**Goal of the exercise**
Repeat the data that follows, word for word, without the images.

----

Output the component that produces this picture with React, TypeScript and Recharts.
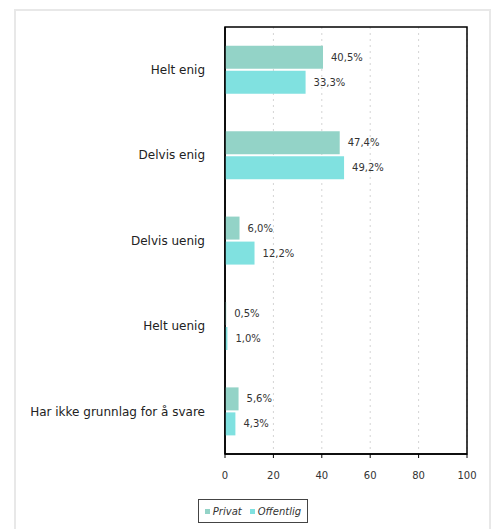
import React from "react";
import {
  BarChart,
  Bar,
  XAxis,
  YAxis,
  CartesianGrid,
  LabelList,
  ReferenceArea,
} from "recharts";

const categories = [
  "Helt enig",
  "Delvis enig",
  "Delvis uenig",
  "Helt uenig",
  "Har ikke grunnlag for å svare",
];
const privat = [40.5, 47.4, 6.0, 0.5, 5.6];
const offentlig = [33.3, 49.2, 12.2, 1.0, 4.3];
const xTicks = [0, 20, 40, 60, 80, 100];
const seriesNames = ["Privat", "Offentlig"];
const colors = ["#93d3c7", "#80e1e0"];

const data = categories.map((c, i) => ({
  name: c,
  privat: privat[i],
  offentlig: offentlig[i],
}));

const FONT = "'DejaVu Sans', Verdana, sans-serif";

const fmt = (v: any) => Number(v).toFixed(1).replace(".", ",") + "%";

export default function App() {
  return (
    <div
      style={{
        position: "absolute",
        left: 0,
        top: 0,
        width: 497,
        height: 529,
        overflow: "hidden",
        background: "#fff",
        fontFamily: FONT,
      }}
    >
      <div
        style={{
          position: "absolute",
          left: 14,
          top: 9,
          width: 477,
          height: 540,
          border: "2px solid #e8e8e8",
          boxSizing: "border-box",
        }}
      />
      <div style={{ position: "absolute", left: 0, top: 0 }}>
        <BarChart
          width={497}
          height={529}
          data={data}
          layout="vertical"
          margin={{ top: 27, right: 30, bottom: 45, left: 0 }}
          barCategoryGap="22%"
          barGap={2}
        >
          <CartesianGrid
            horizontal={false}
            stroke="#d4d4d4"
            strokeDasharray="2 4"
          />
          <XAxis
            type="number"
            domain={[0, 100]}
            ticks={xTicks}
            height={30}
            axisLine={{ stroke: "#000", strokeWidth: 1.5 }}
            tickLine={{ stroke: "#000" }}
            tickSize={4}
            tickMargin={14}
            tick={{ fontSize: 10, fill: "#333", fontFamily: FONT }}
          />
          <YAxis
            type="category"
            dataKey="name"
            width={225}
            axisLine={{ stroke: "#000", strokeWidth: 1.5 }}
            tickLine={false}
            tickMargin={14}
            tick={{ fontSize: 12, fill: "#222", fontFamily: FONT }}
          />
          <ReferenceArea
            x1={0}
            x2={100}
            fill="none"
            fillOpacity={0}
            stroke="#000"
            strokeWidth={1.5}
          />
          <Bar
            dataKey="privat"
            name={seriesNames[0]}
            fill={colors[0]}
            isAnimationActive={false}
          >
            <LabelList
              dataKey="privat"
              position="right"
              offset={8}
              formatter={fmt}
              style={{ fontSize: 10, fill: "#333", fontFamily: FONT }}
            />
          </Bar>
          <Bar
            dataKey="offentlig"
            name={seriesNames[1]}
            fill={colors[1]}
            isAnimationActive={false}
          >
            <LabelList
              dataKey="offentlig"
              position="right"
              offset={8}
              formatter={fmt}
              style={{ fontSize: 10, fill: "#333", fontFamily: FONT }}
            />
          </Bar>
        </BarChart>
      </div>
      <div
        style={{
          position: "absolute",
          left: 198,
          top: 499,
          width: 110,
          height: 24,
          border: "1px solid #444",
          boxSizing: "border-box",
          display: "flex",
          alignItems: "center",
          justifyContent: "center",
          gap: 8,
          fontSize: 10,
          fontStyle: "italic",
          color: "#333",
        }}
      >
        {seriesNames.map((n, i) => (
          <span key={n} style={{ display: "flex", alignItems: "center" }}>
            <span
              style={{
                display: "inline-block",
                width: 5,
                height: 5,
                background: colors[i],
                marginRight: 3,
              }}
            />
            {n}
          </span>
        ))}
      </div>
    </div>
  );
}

----

**Finished answer**
Output the component that produces this picture with React, TypeScript and Recharts.
import React from "react";
import {
  BarChart,
  Bar,
  XAxis,
  YAxis,
  CartesianGrid,
  LabelList,
  ReferenceArea,
} from "recharts";

const categories = [
  "Helt enig",
  "Delvis enig",
  "Delvis uenig",
  "Helt uenig",
  "Har ikke grunnlag for å svare",
];
const privat = [40.5, 47.4, 6.0, 0.5, 5.6];
const offentlig = [33.3, 49.2, 12.2, 1.0, 4.3];
const xTicks = [0, 20, 40, 60, 80, 100];
const seriesNames = ["Privat", "Offentlig"];
const colors = ["#93d3c7", "#80e1e0"];

const data = categories.map((c, i) => ({
  name: c,
  privat: privat[i],
  offentlig: offentlig[i],
}));

const FONT = "'DejaVu Sans', Verdana, sans-serif";

const fmt = (v: any) => Number(v).toFixed(1).replace(".", ",") + "%";

export default function App() {
  return (
    <div
      style={{
        position: "absolute",
        left: 0,
        top: 0,
        width: 497,
        height: 529,
        overflow: "hidden",
        background: "#fff",
        fontFamily: FONT,
      }}
    >
      <div
        style={{
          position: "absolute",
          left: 14,
          top: 9,
          width: 477,
          height: 540,
          border: "2px solid #e8e8e8",
          boxSizing: "border-box",
        }}
      />
      <div style={{ position: "absolute", left: 0, top: 0 }}>
        <BarChart
          width={497}
          height={529}
          data={data}
          layout="vertical"
          margin={{ top: 27, right: 30, bottom: 45, left: 0 }}
          barCategoryGap="22%"
          barGap={2}
        >
          <CartesianGrid
            horizontal={false}
            stroke="#d4d4d4"
            strokeDasharray="2 4"
          />
          <XAxis
            type="number"
            domain={[0, 100]}
            ticks={xTicks}
            height={30}
            axisLine={{ stroke: "#000", strokeWidth: 1.5 }}
            tickLine={{ stroke: "#000" }}
            tickSize={4}
            tickMargin={14}
            tick={{ fontSize: 10, fill: "#333", fontFamily: FONT }}
          />
          <YAxis
            type="category"
            dataKey="name"
            width={225}
            axisLine={{ stroke: "#000", strokeWidth: 1.5 }}
            tickLine={false}
            tickMargin={14}
            tick={{ fontSize: 12, fill: "#222", fontFamily: FONT }}
          />
          <ReferenceArea
            x1={0}
            x2={100}
            fill="none"
            fillOpacity={0}
            stroke="#000"
            strokeWidth={1.5}
          />
          <Bar
            dataKey="privat"
            name={seriesNames[0]}
            fill={colors[0]}
            isAnimationActive={false}
          >
            <LabelList
              dataKey="privat"
              position="right"
              offset={8}
              formatter={fmt}
              style={{ fontSize: 10, fill: "#333", fontFamily: FONT }}
            />
          </Bar>
          <Bar
            dataKey="offentlig"
            name={seriesNames[1]}
            fill={colors[1]}
            isAnimationActive={false}
          >
            <LabelList
              dataKey="offentlig"
              position="right"
              offset={8}
              formatter={fmt}
              style={{ fontSize: 10, fill: "#333", fontFamily: FONT }}
            />
          </Bar>
        </BarChart>
      </div>
      <div
        style={{
          position: "absolute",
          left: 198,
          top: 499,
          width: 110,
          height: 24,
          border: "1px solid #444",
          boxSizing: "border-box",
          display: "flex",
          alignItems: "center",
          justifyContent: "center",
          gap: 8,
          fontSize: 10,
          fontStyle: "italic",
          color: "#333",
        }}
      >
        {seriesNames.map((n, i) => (
          <span key={n} style={{ display: "flex", alignItems: "center" }}>
            <span
              style={{
                display: "inline-block",
                width: 5,
                height: 5,
                background: colors[i],
                marginRight: 3,
              }}
            />
            {n}
          </span>
        ))}
      </div>
    </div>
  );
}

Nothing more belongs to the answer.